Data supplied:
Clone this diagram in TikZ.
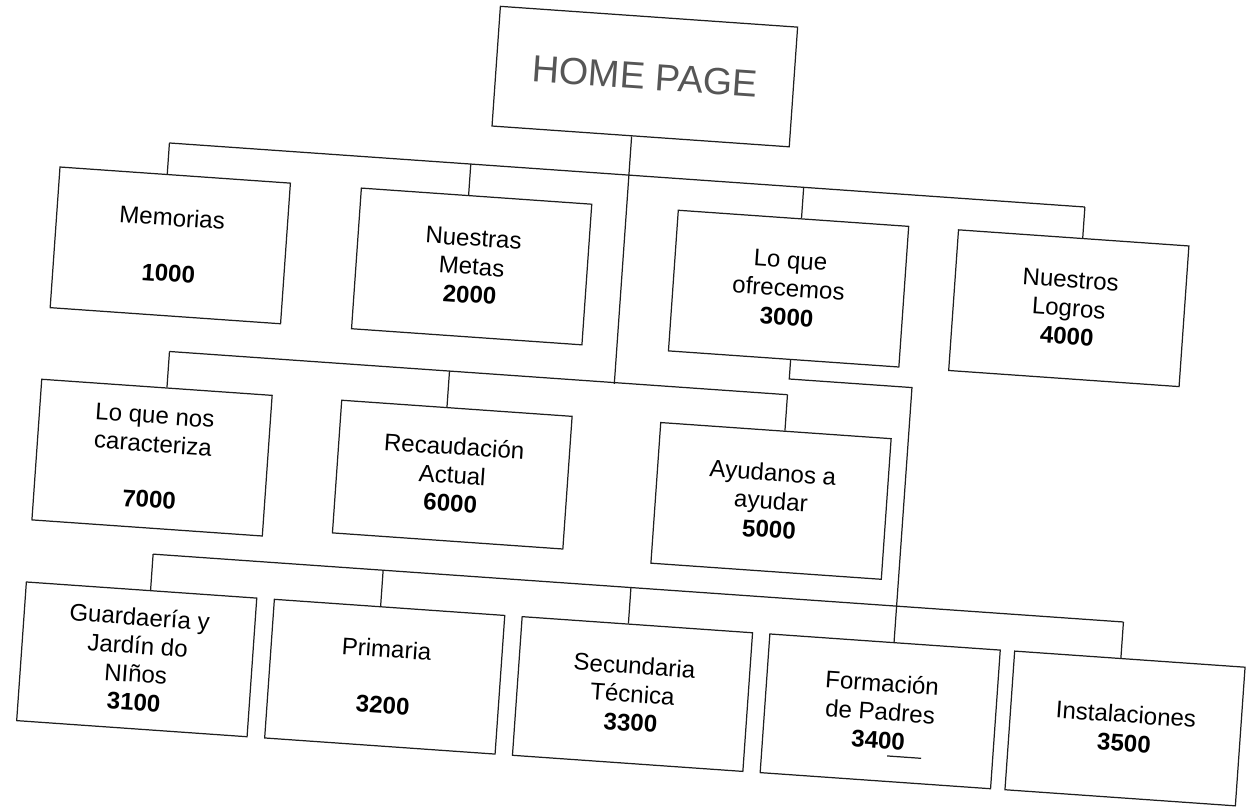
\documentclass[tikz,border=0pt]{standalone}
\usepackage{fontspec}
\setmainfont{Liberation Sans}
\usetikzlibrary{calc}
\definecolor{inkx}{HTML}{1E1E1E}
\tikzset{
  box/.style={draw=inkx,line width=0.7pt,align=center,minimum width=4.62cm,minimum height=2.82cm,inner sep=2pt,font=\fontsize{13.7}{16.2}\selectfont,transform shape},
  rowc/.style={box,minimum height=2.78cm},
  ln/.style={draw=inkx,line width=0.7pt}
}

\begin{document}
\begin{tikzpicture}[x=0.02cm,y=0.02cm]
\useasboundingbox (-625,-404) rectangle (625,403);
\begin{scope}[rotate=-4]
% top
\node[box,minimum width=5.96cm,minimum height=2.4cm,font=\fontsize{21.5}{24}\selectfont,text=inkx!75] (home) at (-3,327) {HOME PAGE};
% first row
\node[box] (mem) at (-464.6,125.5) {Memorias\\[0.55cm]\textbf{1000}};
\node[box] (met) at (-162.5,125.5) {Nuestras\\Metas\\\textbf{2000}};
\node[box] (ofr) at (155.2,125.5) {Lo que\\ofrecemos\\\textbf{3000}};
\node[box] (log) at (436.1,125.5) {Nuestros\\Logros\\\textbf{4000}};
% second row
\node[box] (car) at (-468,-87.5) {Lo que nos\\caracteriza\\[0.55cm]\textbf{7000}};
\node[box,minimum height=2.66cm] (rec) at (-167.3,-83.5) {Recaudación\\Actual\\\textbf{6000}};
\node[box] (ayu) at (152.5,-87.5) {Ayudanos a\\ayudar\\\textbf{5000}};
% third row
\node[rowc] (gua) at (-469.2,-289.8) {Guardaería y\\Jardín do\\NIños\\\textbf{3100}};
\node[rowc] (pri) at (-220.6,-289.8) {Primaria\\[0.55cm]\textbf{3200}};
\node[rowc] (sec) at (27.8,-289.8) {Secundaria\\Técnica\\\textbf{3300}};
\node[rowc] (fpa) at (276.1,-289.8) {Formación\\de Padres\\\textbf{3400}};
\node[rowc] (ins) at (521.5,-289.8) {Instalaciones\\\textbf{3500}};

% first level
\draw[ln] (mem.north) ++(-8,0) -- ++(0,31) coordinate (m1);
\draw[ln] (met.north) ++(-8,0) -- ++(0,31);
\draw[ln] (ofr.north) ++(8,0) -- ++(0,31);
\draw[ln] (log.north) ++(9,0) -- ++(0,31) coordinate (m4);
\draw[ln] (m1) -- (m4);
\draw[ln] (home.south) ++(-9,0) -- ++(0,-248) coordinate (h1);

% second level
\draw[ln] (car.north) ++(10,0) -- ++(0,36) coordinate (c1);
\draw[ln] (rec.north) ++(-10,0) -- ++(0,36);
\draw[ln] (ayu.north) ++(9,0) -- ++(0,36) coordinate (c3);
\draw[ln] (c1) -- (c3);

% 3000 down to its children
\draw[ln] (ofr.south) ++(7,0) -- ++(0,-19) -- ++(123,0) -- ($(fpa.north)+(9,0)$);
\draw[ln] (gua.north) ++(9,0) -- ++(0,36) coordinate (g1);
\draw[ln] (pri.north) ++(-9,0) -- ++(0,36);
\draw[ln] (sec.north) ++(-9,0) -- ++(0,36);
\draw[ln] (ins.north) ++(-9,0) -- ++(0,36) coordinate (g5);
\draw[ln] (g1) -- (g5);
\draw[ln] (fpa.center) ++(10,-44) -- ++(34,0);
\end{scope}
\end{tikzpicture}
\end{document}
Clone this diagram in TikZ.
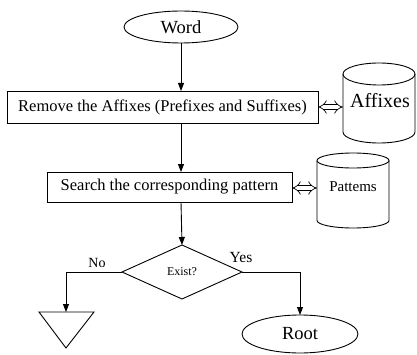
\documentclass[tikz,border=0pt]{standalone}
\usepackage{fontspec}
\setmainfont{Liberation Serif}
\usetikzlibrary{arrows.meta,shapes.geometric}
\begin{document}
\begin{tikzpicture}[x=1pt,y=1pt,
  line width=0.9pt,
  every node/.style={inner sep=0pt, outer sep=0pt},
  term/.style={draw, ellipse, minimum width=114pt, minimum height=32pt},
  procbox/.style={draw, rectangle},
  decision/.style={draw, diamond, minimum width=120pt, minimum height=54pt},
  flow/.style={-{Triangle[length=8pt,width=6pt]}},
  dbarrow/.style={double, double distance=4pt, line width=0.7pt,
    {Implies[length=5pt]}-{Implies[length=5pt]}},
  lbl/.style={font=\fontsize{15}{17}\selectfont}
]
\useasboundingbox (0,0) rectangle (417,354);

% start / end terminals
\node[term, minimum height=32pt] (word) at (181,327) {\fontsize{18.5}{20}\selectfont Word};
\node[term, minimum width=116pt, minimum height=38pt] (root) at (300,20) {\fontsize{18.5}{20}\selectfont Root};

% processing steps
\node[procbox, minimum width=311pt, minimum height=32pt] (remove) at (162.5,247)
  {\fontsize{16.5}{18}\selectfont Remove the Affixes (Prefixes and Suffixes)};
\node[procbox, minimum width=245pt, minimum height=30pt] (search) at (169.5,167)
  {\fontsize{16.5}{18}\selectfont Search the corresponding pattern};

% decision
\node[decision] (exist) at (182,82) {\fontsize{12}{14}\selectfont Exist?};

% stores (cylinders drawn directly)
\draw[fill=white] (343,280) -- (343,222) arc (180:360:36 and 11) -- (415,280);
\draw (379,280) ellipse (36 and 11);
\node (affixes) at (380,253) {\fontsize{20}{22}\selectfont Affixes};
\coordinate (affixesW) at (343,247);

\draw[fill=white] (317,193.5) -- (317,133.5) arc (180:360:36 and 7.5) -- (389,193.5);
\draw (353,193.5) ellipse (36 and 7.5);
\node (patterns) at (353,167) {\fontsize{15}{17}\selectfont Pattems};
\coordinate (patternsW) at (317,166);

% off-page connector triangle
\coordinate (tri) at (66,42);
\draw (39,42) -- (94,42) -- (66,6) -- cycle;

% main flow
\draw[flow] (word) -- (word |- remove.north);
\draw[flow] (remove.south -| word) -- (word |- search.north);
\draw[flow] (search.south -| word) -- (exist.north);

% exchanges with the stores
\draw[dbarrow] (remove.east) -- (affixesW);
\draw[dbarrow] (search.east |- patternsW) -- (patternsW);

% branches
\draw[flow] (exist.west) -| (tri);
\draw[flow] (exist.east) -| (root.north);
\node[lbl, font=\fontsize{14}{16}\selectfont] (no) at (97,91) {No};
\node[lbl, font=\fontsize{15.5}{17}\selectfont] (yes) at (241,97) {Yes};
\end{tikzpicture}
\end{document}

Job:
Using the material above, return every line exactly as it appears, minus the pictures.

Response:
Clone this diagram in TikZ.
\documentclass[tikz,border=0pt]{standalone}
\usepackage{fontspec}
\setmainfont{Liberation Sans}
\usetikzlibrary{calc}
\definecolor{inkx}{HTML}{1E1E1E}
\tikzset{
  box/.style={draw=inkx,line width=0.7pt,align=center,minimum width=4.62cm,minimum height=2.82cm,inner sep=2pt,font=\fontsize{13.7}{16.2}\selectfont,transform shape},
  rowc/.style={box,minimum height=2.78cm},
  ln/.style={draw=inkx,line width=0.7pt}
}

\begin{document}
\begin{tikzpicture}[x=0.02cm,y=0.02cm]
\useasboundingbox (-625,-404) rectangle (625,403);
\begin{scope}[rotate=-4]
% top
\node[box,minimum width=5.96cm,minimum height=2.4cm,font=\fontsize{21.5}{24}\selectfont,text=inkx!75] (home) at (-3,327) {HOME PAGE};
% first row
\node[box] (mem) at (-464.6,125.5) {Memorias\\[0.55cm]\textbf{1000}};
\node[box] (met) at (-162.5,125.5) {Nuestras\\Metas\\\textbf{2000}};
\node[box] (ofr) at (155.2,125.5) {Lo que\\ofrecemos\\\textbf{3000}};
\node[box] (log) at (436.1,125.5) {Nuestros\\Logros\\\textbf{4000}};
% second row
\node[box] (car) at (-468,-87.5) {Lo que nos\\caracteriza\\[0.55cm]\textbf{7000}};
\node[box,minimum height=2.66cm] (rec) at (-167.3,-83.5) {Recaudación\\Actual\\\textbf{6000}};
\node[box] (ayu) at (152.5,-87.5) {Ayudanos a\\ayudar\\\textbf{5000}};
% third row
\node[rowc] (gua) at (-469.2,-289.8) {Guardaería y\\Jardín do\\NIños\\\textbf{3100}};
\node[rowc] (pri) at (-220.6,-289.8) {Primaria\\[0.55cm]\textbf{3200}};
\node[rowc] (sec) at (27.8,-289.8) {Secundaria\\Técnica\\\textbf{3300}};
\node[rowc] (fpa) at (276.1,-289.8) {Formación\\de Padres\\\textbf{3400}};
\node[rowc] (ins) at (521.5,-289.8) {Instalaciones\\\textbf{3500}};

% first level
\draw[ln] (mem.north) ++(-8,0) -- ++(0,31) coordinate (m1);
\draw[ln] (met.north) ++(-8,0) -- ++(0,31);
\draw[ln] (ofr.north) ++(8,0) -- ++(0,31);
\draw[ln] (log.north) ++(9,0) -- ++(0,31) coordinate (m4);
\draw[ln] (m1) -- (m4);
\draw[ln] (home.south) ++(-9,0) -- ++(0,-248) coordinate (h1);

% second level
\draw[ln] (car.north) ++(10,0) -- ++(0,36) coordinate (c1);
\draw[ln] (rec.north) ++(-10,0) -- ++(0,36);
\draw[ln] (ayu.north) ++(9,0) -- ++(0,36) coordinate (c3);
\draw[ln] (c1) -- (c3);

% 3000 down to its children
\draw[ln] (ofr.south) ++(7,0) -- ++(0,-19) -- ++(123,0) -- ($(fpa.north)+(9,0)$);
\draw[ln] (gua.north) ++(9,0) -- ++(0,36) coordinate (g1);
\draw[ln] (pri.north) ++(-9,0) -- ++(0,36);
\draw[ln] (sec.north) ++(-9,0) -- ++(0,36);
\draw[ln] (ins.north) ++(-9,0) -- ++(0,36) coordinate (g5);
\draw[ln] (g1) -- (g5);
\draw[ln] (fpa.center) ++(10,-44) -- ++(34,0);
\end{scope}
\end{tikzpicture}
\end{document}
Clone this diagram in TikZ.
\documentclass[tikz,border=0pt]{standalone}
\usepackage{fontspec}
\setmainfont{Liberation Serif}
\usetikzlibrary{arrows.meta,shapes.geometric}
\begin{document}
\begin{tikzpicture}[x=1pt,y=1pt,
  line width=0.9pt,
  every node/.style={inner sep=0pt, outer sep=0pt},
  term/.style={draw, ellipse, minimum width=114pt, minimum height=32pt},
  procbox/.style={draw, rectangle},
  decision/.style={draw, diamond, minimum width=120pt, minimum height=54pt},
  flow/.style={-{Triangle[length=8pt,width=6pt]}},
  dbarrow/.style={double, double distance=4pt, line width=0.7pt,
    {Implies[length=5pt]}-{Implies[length=5pt]}},
  lbl/.style={font=\fontsize{15}{17}\selectfont}
]
\useasboundingbox (0,0) rectangle (417,354);

% start / end terminals
\node[term, minimum height=32pt] (word) at (181,327) {\fontsize{18.5}{20}\selectfont Word};
\node[term, minimum width=116pt, minimum height=38pt] (root) at (300,20) {\fontsize{18.5}{20}\selectfont Root};

% processing steps
\node[procbox, minimum width=311pt, minimum height=32pt] (remove) at (162.5,247)
  {\fontsize{16.5}{18}\selectfont Remove the Affixes (Prefixes and Suffixes)};
\node[procbox, minimum width=245pt, minimum height=30pt] (search) at (169.5,167)
  {\fontsize{16.5}{18}\selectfont Search the corresponding pattern};

% decision
\node[decision] (exist) at (182,82) {\fontsize{12}{14}\selectfont Exist?};

% stores (cylinders drawn directly)
\draw[fill=white] (343,280) -- (343,222) arc (180:360:36 and 11) -- (415,280);
\draw (379,280) ellipse (36 and 11);
\node (affixes) at (380,253) {\fontsize{20}{22}\selectfont Affixes};
\coordinate (affixesW) at (343,247);

\draw[fill=white] (317,193.5) -- (317,133.5) arc (180:360:36 and 7.5) -- (389,193.5);
\draw (353,193.5) ellipse (36 and 7.5);
\node (patterns) at (353,167) {\fontsize{15}{17}\selectfont Pattems};
\coordinate (patternsW) at (317,166);

% off-page connector triangle
\coordinate (tri) at (66,42);
\draw (39,42) -- (94,42) -- (66,6) -- cycle;

% main flow
\draw[flow] (word) -- (word |- remove.north);
\draw[flow] (remove.south -| word) -- (word |- search.north);
\draw[flow] (search.south -| word) -- (exist.north);

% exchanges with the stores
\draw[dbarrow] (remove.east) -- (affixesW);
\draw[dbarrow] (search.east |- patternsW) -- (patternsW);

% branches
\draw[flow] (exist.west) -| (tri);
\draw[flow] (exist.east) -| (root.north);
\node[lbl, font=\fontsize{14}{16}\selectfont] (no) at (97,91) {No};
\node[lbl, font=\fontsize{15.5}{17}\selectfont] (yes) at (241,97) {Yes};
\end{tikzpicture}
\end{document}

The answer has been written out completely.